Finding Hope-A Homesteader's Story

copyright Guy Swanson

Nick Lambert arrived in the 1880's and homesteaded in Big Canyon, building his cabin at the west end of the canyon where there were seven springs.

A century ago the Revised Homestead Act brought more settlers to Grandview. The Nance family took 40 acres adjoining Three Rivers on the west and a mile North of Graham Road. On September 5, 1917, Hope Nance was born.

Mama felt me coming and sent a girl to run and get Grandma Wilson. By the time she got there, mama was passed out on the floor, and I was squirming on the floor with the cord still attached. For years Grandma Wilson would always say I've never seen someone so blue and so dirty”.

Rainfall was heavy then, 17 to 25 inches a year. “We had the best gardens, we grew potatoes, watermelon, corn, tomatoes, lettuce. We put in 50 or 100 tons of hay in the barn”, Hope says. Property tax rolls in 1917 show that sixty-three families paid taxes on the homesteads of Grandview.

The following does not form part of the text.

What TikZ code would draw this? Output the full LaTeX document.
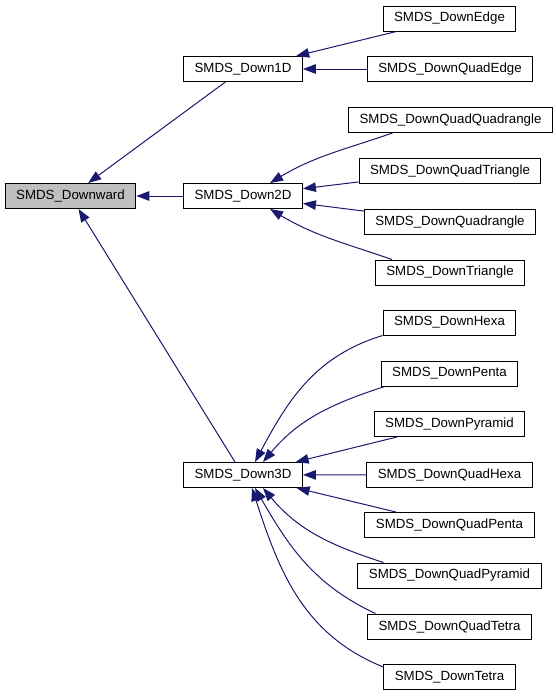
\documentclass[tikz,border=0pt]{standalone}
\usepackage{fontspec}
\setmainfont{Liberation Sans}
\usepackage{tikz}
\usetikzlibrary{arrows.meta}
\definecolor{midblue}{RGB}{25,25,112}

\begin{document}
\begin{tikzpicture}
  [x=1pt,y=-1pt,
   every node/.style={draw=black,line width=1pt,rectangle,minimum height=25pt,
     inner xsep=11pt,inner ysep=0pt,font=\fontsize{13.3}{16}\selectfont},
   base/.style={fill=black!25},
   edge/.style={draw=midblue,line width=1pt,-{Triangle[length=13pt,width=9.5pt]}}]
  \useasboundingbox (0,0) rectangle (555,696);
  % main column
  \node[base] (downward) at (70.5,196) {SMDS\_Downward};
  \node (down1D) at (243,69)  {SMDS\_Down1D};
  \node (down2D) at (243,196) {SMDS\_Down2D};
  \node (down3D) at (243,475) {SMDS\_Down3D};
  % leaves
  \node (edge)     at (449.5,18.5)  {SMDS\_DownEdge};
  \node (quadEdge) at (450,69)      {SMDS\_DownQuadEdge};
  \node (quadQuadrangle) at (450.5,120) {SMDS\_DownQuadQuadrangle};
  \node (quadTriangle)   at (450,170.8) {SMDS\_DownQuadTriangle};
  \node (quadrangle)     at (450,221.8) {SMDS\_DownQuadrangle};
  \node (triangle)       at (450,272.5) {SMDS\_DownTriangle};
  \node (hexa)    at (449.5,322.5) {SMDS\_DownHexa};
  \node (penta)   at (449.5,373.5) {SMDS\_DownPenta};
  \node (pyramid) at (449.5,424)   {SMDS\_DownPyramid};
  \node (quadHexa)    at (449.5,474.7) {SMDS\_DownQuadHexa};
  \node (quadPenta)   at (449.5,525)   {SMDS\_DownQuadPenta};
  \node (quadPyramid) at (449.5,575.5) {SMDS\_DownQuadPyramid};
  \node (quadTetra)   at (449.5,626.5) {SMDS\_DownQuadTetra};
  \node (tetra)       at (449.5,677)   {SMDS\_DownTetra};

  \foreach \from/\to in {down1D/downward,down2D/downward,down3D/downward,
      edge/down1D,quadEdge/down1D,quadTriangle/down2D,quadrangle/down2D,
      pyramid/down3D,quadHexa/down3D,quadPenta/down3D}
    \draw[edge] (\from) -- (\to);

  \draw[edge] ([xshift=-58pt]quadQuadrangle.south) to[out=199,in=31] ([xshift=27pt]down2D.north);
  \draw[edge] ([xshift=-58pt]triangle.north) to[out=161,in=329] ([xshift=27pt]down2D.south);
  \draw[edge] (hexa.south west) to[out=197,in=62] ([xshift=12pt]down3D.north);
  \draw[edge] ([xshift=4pt]penta.south west) to[out=198,in=50] ([xshift=20pt]down3D.north);
  \draw[edge] ([xshift=-66pt]quadPyramid.north) to[out=162,in=310] ([xshift=20pt]down3D.south);
  \draw[edge] ([xshift=-74pt]quadTetra.north) to[out=155,in=300] ([xshift=12pt]down3D.south);
  \draw[edge] ([yshift=-3pt]tetra.north west) to[out=158,in=288] ([xshift=9pt]down3D.south);
\end{tikzpicture}
\end{document}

Hope doesn't remember when she started riding her horse, Old Prince. "I would just pull him over to a tree and he would stand there while I climbed the tree and hopped on his back. It was probably quite a sight to see this small and barefoot platinum blonde riding at a full gallop on her Strawberry Roan. She never used a saddle, “sometimes I had a bridle, sometimes not”, she just hung on to Old Prince's mane and steered him with her knees. “I got throwed thousands of times”, Hope says, I w as in a gang, they called us the Rimrock Devils.